## ITEMS
Start

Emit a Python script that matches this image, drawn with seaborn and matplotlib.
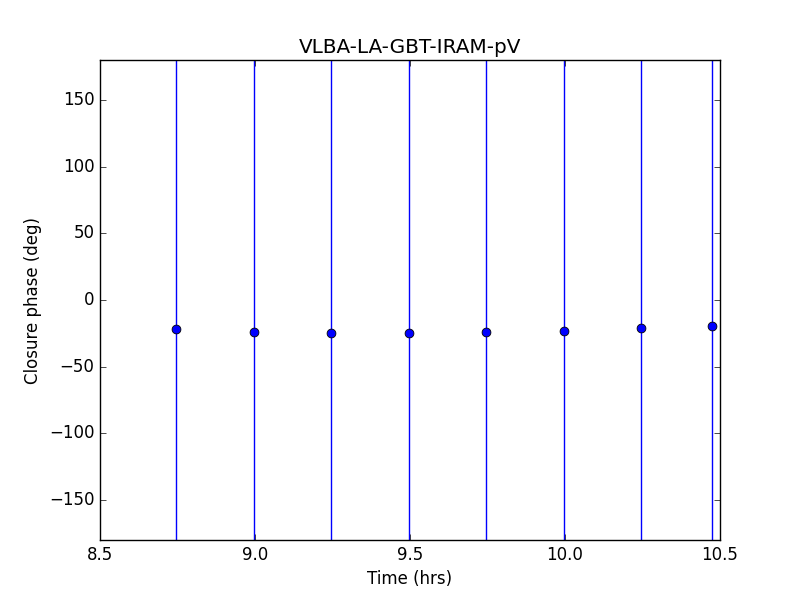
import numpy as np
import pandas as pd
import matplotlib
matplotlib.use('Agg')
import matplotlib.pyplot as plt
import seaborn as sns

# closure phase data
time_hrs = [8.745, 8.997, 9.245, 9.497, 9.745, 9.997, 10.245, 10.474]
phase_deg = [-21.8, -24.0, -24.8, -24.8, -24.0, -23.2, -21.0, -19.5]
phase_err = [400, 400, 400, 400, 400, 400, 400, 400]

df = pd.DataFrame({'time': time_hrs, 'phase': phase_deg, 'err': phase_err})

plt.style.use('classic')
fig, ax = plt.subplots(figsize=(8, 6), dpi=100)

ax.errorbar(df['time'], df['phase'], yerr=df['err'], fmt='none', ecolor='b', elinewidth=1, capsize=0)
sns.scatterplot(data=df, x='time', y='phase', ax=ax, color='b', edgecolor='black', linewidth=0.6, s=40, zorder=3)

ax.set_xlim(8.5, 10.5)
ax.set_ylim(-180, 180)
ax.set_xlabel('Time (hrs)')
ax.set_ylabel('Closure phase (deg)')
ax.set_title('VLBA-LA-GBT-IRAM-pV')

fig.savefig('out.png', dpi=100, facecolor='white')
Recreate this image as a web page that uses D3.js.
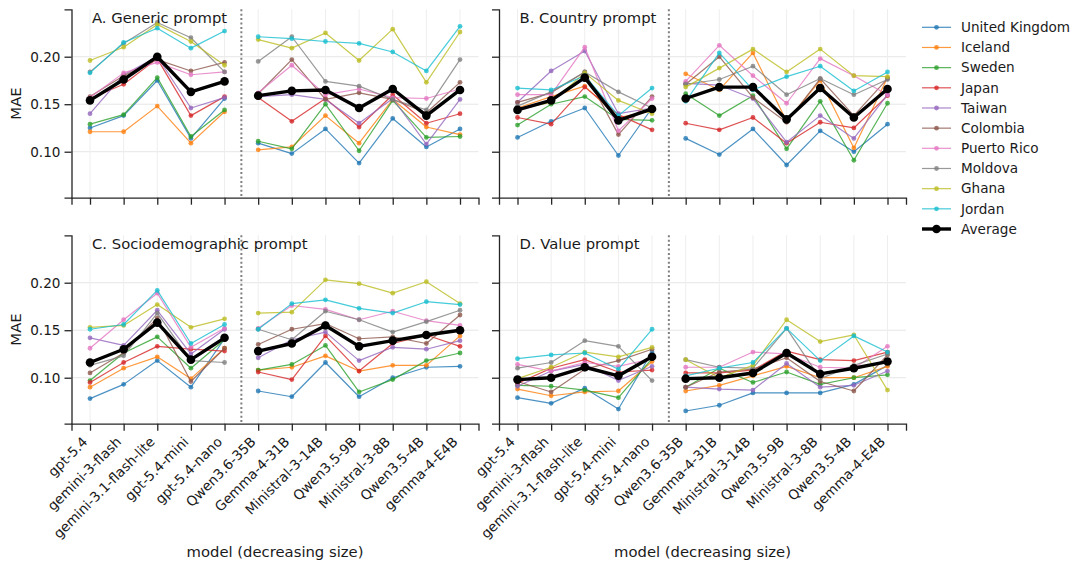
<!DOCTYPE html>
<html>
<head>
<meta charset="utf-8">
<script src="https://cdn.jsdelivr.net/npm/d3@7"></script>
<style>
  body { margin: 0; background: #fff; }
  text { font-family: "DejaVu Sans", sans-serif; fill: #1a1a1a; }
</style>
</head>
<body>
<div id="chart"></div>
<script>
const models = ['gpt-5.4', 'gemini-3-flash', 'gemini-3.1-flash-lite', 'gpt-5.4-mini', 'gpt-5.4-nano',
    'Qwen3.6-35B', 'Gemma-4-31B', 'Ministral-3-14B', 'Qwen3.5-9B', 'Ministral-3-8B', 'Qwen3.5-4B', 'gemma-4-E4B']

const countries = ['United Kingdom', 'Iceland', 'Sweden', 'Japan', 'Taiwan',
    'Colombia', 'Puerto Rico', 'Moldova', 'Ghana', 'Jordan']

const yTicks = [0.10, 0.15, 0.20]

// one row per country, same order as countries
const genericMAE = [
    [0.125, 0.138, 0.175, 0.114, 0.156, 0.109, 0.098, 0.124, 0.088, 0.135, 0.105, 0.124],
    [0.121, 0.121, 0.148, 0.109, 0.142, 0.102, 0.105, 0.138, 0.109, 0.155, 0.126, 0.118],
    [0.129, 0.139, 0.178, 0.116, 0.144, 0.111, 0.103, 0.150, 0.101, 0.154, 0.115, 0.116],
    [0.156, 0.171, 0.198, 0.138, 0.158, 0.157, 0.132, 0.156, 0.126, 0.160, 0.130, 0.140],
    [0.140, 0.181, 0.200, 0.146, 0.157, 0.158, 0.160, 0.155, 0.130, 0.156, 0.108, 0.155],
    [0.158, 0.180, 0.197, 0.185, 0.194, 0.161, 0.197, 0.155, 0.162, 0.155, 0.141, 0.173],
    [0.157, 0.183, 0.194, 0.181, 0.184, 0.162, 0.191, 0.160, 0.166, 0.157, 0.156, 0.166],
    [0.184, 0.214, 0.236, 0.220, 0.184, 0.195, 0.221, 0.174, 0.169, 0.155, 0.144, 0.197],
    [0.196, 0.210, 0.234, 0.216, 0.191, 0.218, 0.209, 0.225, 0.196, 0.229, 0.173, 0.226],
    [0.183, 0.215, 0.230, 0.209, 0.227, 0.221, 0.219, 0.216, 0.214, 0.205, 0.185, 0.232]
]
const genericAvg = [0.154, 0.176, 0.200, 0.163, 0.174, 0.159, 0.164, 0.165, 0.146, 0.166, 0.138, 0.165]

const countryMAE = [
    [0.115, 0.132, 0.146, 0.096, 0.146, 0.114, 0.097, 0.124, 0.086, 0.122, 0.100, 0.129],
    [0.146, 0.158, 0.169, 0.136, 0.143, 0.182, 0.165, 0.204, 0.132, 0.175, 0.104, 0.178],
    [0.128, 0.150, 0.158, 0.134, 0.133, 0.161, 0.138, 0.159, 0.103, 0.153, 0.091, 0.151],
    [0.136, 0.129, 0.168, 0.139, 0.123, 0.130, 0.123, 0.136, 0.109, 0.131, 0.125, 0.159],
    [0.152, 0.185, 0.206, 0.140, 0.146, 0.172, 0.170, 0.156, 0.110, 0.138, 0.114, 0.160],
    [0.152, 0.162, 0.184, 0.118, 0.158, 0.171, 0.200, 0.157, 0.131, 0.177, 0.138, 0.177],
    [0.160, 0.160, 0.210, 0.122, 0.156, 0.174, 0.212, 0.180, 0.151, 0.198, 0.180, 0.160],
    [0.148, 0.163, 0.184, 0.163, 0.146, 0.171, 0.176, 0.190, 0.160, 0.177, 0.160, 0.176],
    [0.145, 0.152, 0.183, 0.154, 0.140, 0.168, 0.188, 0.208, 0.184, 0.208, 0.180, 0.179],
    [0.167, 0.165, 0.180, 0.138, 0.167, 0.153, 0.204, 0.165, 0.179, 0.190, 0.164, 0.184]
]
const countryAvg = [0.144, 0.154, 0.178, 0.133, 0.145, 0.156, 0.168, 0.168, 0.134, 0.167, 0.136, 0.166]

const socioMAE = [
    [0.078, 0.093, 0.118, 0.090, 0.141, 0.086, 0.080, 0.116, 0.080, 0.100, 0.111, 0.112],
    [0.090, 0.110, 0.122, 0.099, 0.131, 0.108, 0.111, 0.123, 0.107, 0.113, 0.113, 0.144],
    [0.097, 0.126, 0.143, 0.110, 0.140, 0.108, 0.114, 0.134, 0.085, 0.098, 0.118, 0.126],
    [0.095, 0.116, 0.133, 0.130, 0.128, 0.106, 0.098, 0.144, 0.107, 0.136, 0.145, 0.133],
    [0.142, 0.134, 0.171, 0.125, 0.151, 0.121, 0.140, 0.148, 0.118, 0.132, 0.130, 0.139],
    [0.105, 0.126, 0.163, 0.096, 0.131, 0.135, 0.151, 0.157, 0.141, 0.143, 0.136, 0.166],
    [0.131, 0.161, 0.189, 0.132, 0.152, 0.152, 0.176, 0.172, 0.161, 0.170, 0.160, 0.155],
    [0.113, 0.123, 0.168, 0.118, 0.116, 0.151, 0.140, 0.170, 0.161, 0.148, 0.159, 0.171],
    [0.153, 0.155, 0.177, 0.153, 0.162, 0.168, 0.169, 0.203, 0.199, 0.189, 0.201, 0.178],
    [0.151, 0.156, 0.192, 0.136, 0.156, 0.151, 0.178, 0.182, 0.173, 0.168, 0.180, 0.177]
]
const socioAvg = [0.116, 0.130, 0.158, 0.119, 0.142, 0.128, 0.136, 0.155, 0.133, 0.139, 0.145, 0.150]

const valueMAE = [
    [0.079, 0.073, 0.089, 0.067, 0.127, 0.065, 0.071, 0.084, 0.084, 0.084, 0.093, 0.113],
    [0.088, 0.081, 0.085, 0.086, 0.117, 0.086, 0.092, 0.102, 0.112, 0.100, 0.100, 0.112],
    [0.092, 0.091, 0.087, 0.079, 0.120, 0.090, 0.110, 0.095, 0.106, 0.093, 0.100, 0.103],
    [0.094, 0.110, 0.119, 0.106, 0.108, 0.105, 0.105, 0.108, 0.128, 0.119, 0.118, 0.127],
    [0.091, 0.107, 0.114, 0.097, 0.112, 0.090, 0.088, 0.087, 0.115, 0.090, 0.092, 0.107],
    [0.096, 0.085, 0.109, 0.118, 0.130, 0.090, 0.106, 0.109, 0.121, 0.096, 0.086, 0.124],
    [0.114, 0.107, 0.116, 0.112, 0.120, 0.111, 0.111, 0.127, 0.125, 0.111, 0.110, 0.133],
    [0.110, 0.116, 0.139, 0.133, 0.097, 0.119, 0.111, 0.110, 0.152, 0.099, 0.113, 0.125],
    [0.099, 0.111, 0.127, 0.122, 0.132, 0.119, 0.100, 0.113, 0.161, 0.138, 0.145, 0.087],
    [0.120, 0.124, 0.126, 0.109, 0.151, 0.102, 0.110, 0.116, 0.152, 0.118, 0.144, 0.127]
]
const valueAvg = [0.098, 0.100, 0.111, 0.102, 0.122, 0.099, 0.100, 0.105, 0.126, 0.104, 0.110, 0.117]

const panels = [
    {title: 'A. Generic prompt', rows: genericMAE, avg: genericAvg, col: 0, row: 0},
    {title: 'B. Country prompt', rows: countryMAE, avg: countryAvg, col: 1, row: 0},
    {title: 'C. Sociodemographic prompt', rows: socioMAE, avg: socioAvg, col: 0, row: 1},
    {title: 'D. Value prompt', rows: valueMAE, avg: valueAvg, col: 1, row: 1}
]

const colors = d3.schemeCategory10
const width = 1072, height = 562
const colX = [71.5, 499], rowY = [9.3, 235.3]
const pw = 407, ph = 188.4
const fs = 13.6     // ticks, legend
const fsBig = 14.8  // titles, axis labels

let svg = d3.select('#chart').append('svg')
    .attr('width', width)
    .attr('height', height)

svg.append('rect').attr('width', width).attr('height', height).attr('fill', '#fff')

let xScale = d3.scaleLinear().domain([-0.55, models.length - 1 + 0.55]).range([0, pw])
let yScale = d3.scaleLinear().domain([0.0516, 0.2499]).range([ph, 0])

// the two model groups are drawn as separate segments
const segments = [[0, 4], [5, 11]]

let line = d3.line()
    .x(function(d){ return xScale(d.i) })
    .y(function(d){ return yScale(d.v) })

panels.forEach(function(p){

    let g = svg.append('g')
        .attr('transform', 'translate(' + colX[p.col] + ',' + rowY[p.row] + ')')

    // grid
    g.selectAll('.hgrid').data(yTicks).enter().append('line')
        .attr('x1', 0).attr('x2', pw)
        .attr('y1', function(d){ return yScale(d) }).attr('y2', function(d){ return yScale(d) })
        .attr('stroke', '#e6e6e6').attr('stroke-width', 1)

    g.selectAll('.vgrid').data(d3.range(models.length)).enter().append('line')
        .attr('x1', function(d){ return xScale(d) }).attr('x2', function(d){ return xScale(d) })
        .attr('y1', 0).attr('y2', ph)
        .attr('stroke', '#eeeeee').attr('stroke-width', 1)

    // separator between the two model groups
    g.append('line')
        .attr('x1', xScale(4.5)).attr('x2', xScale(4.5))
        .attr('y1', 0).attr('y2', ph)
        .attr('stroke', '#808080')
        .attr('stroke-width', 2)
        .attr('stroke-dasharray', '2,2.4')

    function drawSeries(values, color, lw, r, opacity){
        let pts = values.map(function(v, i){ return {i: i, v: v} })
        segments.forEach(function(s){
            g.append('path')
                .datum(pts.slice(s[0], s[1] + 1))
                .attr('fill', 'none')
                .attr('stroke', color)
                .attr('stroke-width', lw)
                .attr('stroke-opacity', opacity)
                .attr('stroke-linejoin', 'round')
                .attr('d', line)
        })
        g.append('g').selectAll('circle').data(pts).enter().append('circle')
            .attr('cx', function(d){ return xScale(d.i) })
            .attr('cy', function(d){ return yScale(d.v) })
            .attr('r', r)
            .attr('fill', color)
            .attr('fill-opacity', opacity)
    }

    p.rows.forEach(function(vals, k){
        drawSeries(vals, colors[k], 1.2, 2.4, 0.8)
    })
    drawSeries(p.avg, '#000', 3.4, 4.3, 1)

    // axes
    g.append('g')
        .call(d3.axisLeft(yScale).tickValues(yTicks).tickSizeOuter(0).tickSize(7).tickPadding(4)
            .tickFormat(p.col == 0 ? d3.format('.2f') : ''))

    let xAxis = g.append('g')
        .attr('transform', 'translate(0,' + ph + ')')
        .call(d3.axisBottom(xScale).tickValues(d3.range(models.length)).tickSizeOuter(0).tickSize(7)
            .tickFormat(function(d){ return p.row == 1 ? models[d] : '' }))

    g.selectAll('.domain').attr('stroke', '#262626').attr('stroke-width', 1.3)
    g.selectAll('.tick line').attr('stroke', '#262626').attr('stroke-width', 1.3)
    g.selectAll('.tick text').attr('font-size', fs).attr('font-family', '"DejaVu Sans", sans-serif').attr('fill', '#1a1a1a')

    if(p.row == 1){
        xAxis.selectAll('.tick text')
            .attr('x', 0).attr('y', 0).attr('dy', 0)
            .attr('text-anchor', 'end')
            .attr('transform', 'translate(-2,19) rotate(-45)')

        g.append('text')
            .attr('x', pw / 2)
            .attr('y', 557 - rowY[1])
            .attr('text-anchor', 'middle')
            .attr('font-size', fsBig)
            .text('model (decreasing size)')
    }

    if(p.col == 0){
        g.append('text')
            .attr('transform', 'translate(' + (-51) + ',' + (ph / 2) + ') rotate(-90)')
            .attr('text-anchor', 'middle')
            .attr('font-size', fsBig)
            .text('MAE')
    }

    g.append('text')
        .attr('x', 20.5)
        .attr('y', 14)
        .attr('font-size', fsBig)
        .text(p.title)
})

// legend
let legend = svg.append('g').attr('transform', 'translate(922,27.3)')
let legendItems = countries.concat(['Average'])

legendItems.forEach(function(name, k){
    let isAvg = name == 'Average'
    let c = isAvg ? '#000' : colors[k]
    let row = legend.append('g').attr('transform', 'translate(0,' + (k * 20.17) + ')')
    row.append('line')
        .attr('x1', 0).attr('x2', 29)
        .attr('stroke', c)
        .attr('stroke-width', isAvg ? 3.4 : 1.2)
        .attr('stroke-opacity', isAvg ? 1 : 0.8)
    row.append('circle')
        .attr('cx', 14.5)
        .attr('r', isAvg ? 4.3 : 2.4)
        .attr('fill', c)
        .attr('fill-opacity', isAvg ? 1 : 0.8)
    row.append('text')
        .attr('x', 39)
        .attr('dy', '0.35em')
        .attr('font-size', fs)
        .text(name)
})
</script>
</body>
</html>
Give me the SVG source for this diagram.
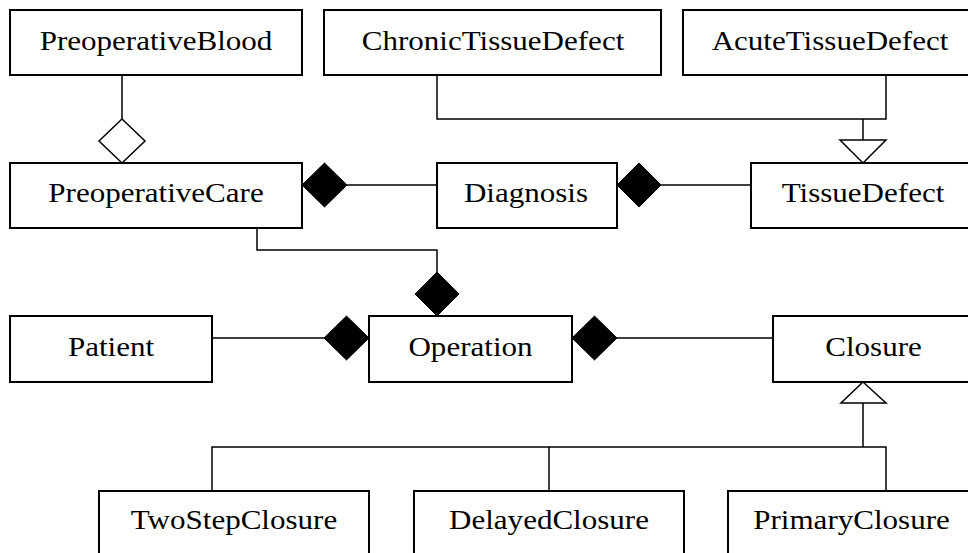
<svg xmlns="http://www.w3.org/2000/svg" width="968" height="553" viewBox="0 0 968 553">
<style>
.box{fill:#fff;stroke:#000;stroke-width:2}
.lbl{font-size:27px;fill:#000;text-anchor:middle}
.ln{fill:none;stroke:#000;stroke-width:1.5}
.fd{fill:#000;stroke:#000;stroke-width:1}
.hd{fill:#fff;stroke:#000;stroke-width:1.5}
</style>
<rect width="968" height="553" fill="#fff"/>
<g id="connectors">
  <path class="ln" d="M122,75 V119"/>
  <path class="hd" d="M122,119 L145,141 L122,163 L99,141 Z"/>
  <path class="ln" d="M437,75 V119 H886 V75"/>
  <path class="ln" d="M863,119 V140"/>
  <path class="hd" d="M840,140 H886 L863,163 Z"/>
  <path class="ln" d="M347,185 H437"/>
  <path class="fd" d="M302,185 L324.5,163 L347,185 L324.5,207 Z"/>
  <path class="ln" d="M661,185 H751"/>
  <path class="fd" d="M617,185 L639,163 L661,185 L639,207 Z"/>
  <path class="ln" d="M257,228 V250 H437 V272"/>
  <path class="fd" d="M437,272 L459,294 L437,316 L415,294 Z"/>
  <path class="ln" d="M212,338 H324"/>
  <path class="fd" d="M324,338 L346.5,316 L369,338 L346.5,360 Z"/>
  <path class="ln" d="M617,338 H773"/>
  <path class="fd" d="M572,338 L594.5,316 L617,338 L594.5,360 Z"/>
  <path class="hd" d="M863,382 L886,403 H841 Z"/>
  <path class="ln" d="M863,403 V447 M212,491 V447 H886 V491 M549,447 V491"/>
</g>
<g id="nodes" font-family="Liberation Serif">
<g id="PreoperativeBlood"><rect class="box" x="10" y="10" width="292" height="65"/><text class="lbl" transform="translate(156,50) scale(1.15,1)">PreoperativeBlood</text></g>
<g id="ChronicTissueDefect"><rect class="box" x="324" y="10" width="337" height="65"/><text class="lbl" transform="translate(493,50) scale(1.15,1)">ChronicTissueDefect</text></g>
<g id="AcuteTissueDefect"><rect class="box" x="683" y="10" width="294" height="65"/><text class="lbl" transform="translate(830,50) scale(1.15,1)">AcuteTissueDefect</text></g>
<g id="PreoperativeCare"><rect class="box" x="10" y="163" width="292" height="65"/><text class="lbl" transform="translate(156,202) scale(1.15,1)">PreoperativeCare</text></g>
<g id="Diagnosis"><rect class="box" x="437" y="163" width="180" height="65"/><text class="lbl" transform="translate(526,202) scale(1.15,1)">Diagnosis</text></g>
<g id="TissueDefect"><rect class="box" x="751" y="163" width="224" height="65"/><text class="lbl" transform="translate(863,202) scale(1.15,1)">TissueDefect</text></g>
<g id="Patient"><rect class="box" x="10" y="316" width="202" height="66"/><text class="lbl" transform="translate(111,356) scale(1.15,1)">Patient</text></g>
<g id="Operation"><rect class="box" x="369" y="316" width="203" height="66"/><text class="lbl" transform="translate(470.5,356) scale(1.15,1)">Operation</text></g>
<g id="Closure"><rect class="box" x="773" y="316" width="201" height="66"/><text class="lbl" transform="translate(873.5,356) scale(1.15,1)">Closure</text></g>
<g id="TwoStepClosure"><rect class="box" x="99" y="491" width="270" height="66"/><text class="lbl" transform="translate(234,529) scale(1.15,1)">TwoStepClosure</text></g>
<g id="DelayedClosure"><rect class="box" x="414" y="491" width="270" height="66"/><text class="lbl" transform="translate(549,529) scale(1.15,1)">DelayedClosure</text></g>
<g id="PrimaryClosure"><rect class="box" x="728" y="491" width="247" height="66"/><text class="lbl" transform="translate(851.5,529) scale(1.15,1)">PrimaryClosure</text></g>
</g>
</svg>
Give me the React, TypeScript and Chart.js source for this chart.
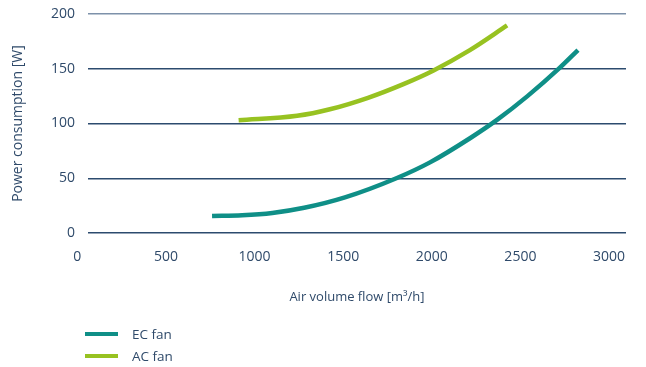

End

## YOUR INSTRUCTIONS
Collect from the data above every line that includes "image".

## WRITTEN RESPONSE
Emit a Python script that matches this image, drawn with seaborn and matplotlib.
Recreate this image as a web page that uses D3.js.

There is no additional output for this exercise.